1895 – Le 27 avril rupture de la digue de Bouzey

HISTORIQUE DE L’ETANG ET DE LA DIGUE DE BOUZEY

À la suite de la guerre de 1870 et de l’annexion par l’Allemagne de l’Alsace et d’une partie de la Lorraine, la France ne possède plus de voie de navigation intérieure reliant le bassin de l’Océan Atlantique à celui de la Méditerranée.

Dès 1871, une décision ministérielle prescrit l’étude d’une nouvelle voie qui partant du canal de la Marne au Rhin viendrait, après avoir franchi le faîte séparatif des deux bassins aboutir à la partie supérieure du cours de la Saône. 

Plusieurs projets furent élaborés dont l’un prévoyait de relever, de plusieurs mètres, le niveau des lacs de Gérardmer, Longemer et Retournemer au moyen de digues périphériques continues pour, via la Vologne, puis la Moselle, alimenter le bief de partage des eaux (versant Saône et versant Moselle) par une canalisation dont la prise d’eau serait établie en aval d’Eloyes. 

Puis l’idée naquit de barrer la vallée de l’Avière pour constituer un réservoir qui serait approvisionné par une rigole d’alimentation de plus de 44 kilomètres de longueur, dont l’origine serait fixée à Remiremont. Le projet définitif fut présenté le 28 novembre 1876. Ce réservoir couvrait une superficie de 128 ha et sa capacité était de 7 073 000 m. La hauteur de la digue plafonnant à la cote 371.50. Cette digue, de forme rectiligne, mesurait 520 mètres de longueur, sa largeur à la base (à la cote 351.80) était de 14 mètres et de seulement 4 mètres au sommet. L’ensemble des dépenses était évalué à 3 300 000 F.

Les travaux débutèrent en 1878 pour se terminer fin 1880. Le premier remplissage eut lieu en novembre 1881, mais comme il n’était alors réalisé qu’à l’aide de l’Avière, la montée des eaux ne s’effectua qu’avec une grande lenteur.

Malgré cela, dès le début, des fuites importantes se produisirent au niveau de la digue. Elles allèrent en s’accentuant, et pourtant le 4 décembre 1883, on n’avait encore approvisionné que 1 400 000 m3. Mais ce même jour, les eaux de la Moselle pénétrèrent pour la première fois dans le réservoir de BOUZEY. 

Le remplissage s’accélérant, les14 et 15 mars 1884 on atteignit la cote 368.80, c’est alors que la partie centrale de la digue s’infléchit en arc de cercle, vers l’aval, sur 135 mètres, avec une pointe d’éloignement à34 centimètres. Et l’on constata qu’à la base de la digue, côté amont, une grande fracture horizontale s’était produite, qui éloignait l’édifice du mur de garde.
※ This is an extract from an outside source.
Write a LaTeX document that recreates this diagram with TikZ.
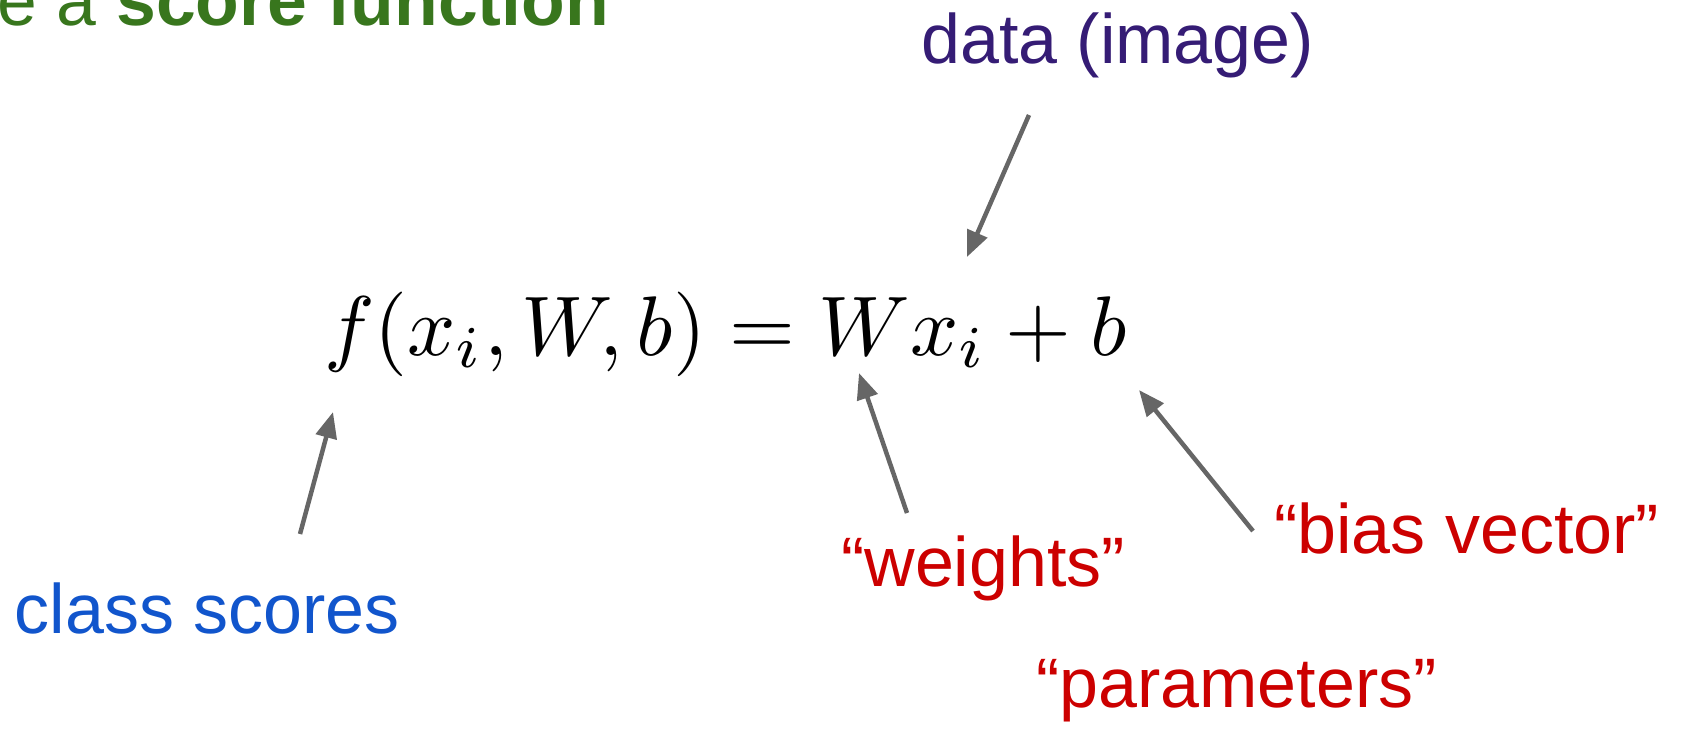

D’autres fractures, de moindre importance, furent également relevées. Les fuites s’accrurent considérablement. Par précaution, on installa sur la digue une lunette méridienne pour mesurer les flèches que prendrait la digue sous la pression de l’eau. 

Le réservoir resta en l’état une année durant. En 1885, on procéda à sa vidange et des sondages furent effectués de part et d’autre de la digue. Des travaux de consolidation consistant en la mise en place d’un solin à l’amont et des renforcements des fondations à l’aval furent réalisés, malgré les avis divergents de certains experts. Et le second remplissage débuta le 18 novembre 1889, jour où l’on atteint la cote maximale de 371.5 mètres.

Jusqu’au 27 avril 1895, date de la catastrophe, le niveau de l’eau sera maintenu à cette cote, bien que d’inquiétantes gerbes d’eau jaillissent des entrailles de la retenue, suscitant de très grandes craintes dans toute la vallée de l’Avière.